The ban did pass in 2018, but outgoing Gov. John Kasich, a Republican, vetoed the bill. The decision to veto that legislation came just a few weeks before leaving office, even though he had signed all previous measures restricting abortion passed during his administration.
The 'heartbeat' bill passed again in 2019 and was signed into law by Gov. Mike DeWine, a Republican, who had said during his 2018 campaign that he would approve it. The ACLU of Ohio immediately sued and the law was put on hold.
Yost also put out a statement about the possibility of violent protests, which so far hasn’t happened.
After the Dobbs decision, Yost noted that the abortion debate will continue, but “passion is no license to violence."
"I call again on my federal colleague, Attorney General Merrick Garland, and my fellow state attorneys general to publicly commit to holding violent protesters accountable under the law, no matter which side they are on," Yost said in the video.
Earlier this week Yost and 18 other Republican attorneys general wrote a letter to Garland, asking him to “take swift action in response to recent terrorist acts against anti-abortion organizations." They cited media reports as well as statements from religious groups.

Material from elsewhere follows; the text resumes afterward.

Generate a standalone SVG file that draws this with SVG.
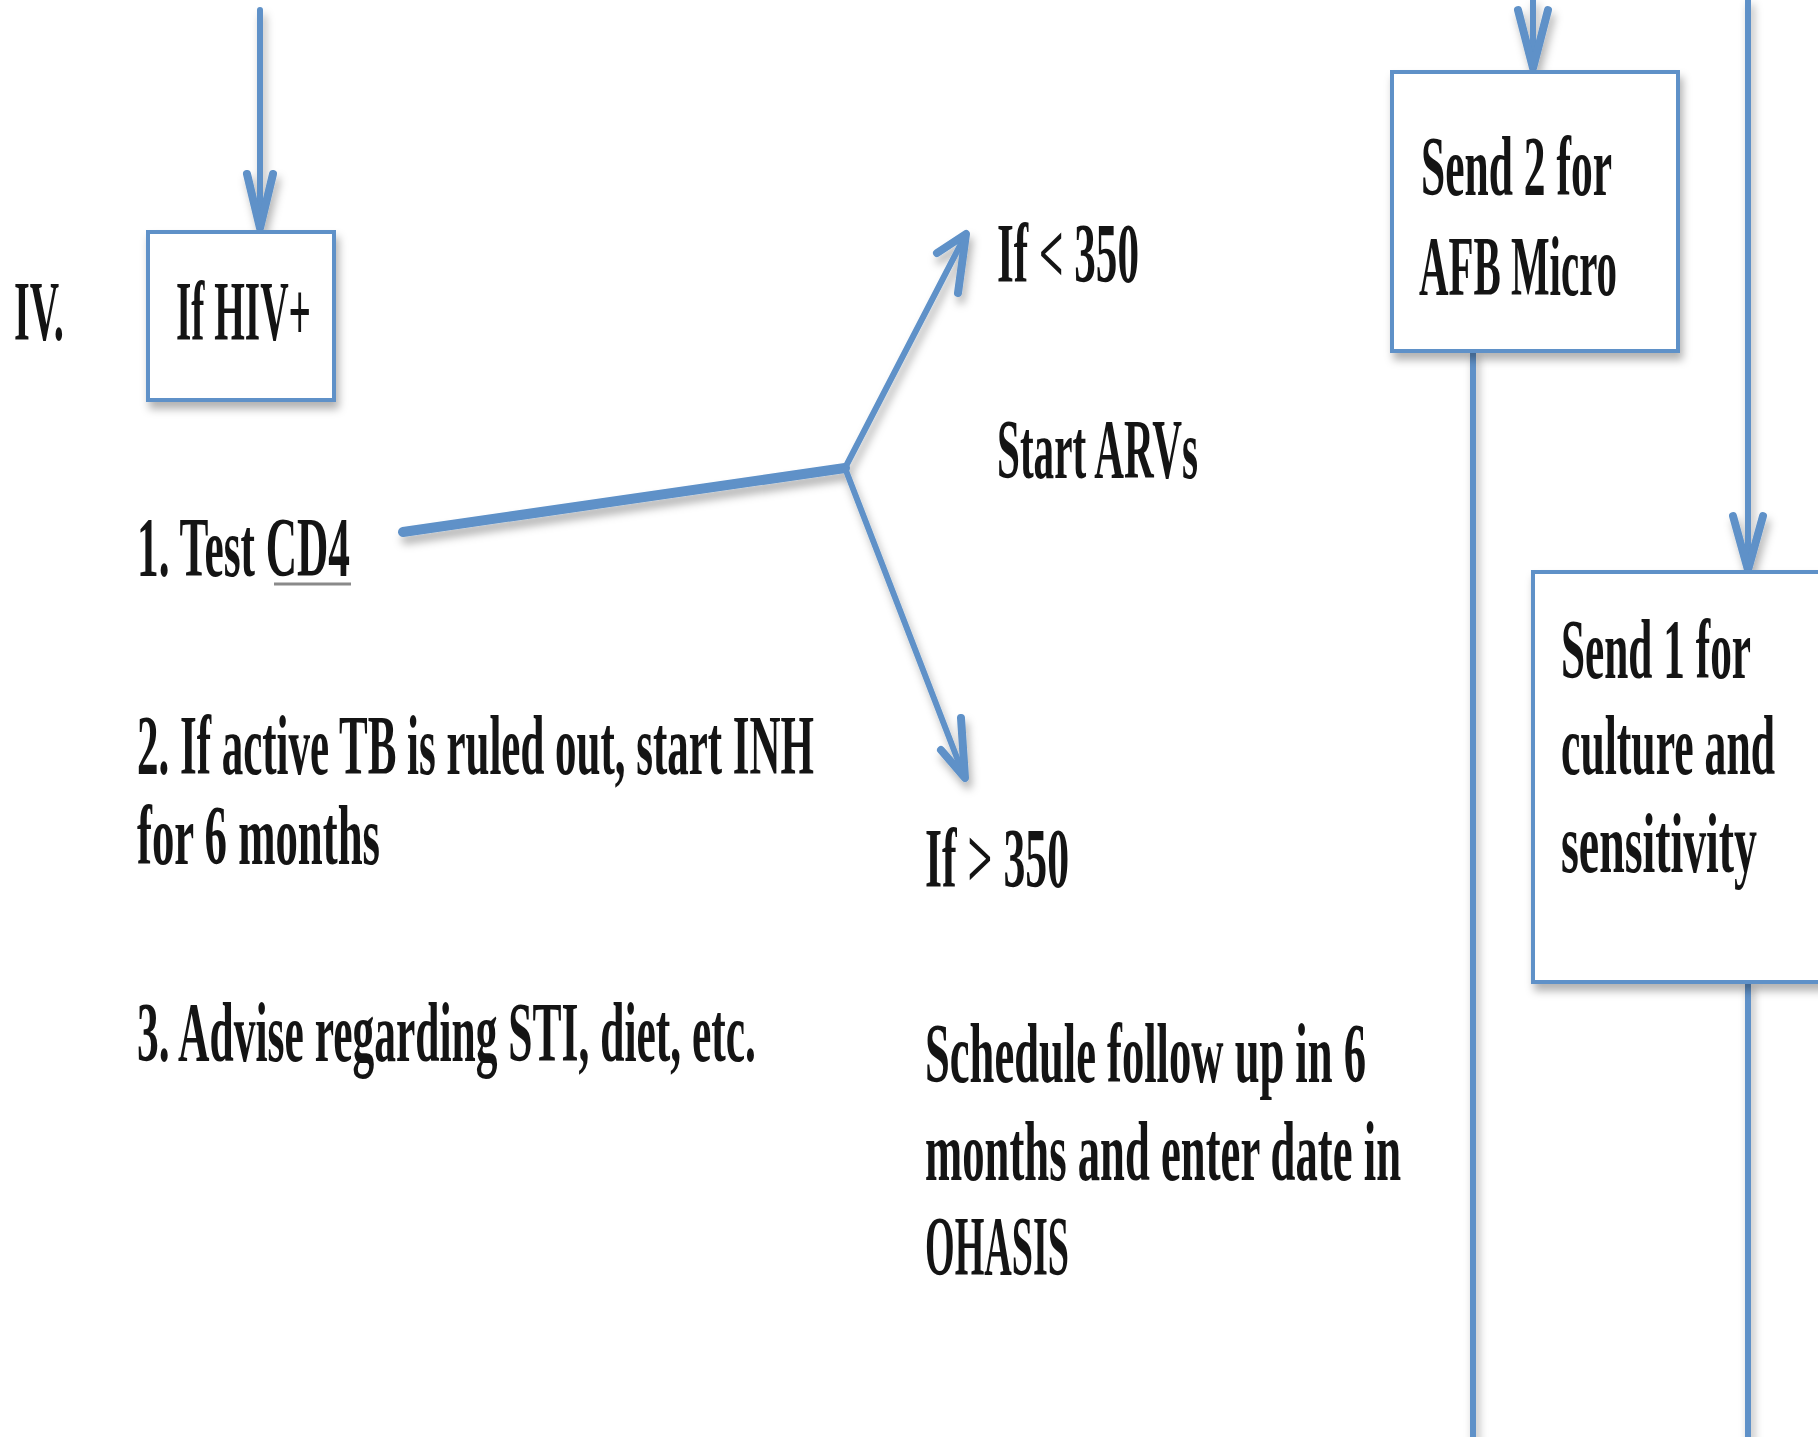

On January 6 Yost did call for criminal prosecution of those who stormed the U.S. Capitol as well as those involved in Black Lives Matter protests at a federal courthouse in Portland, Oregon in 2020.
Republican lawmakers, who hold a supermajority in the House and Senate, have said they plan to work on a bill that bans abortions in Ohio now that Roe v. Wade has been overturned. The legislature is on break but will likely take up the issue at some point this year.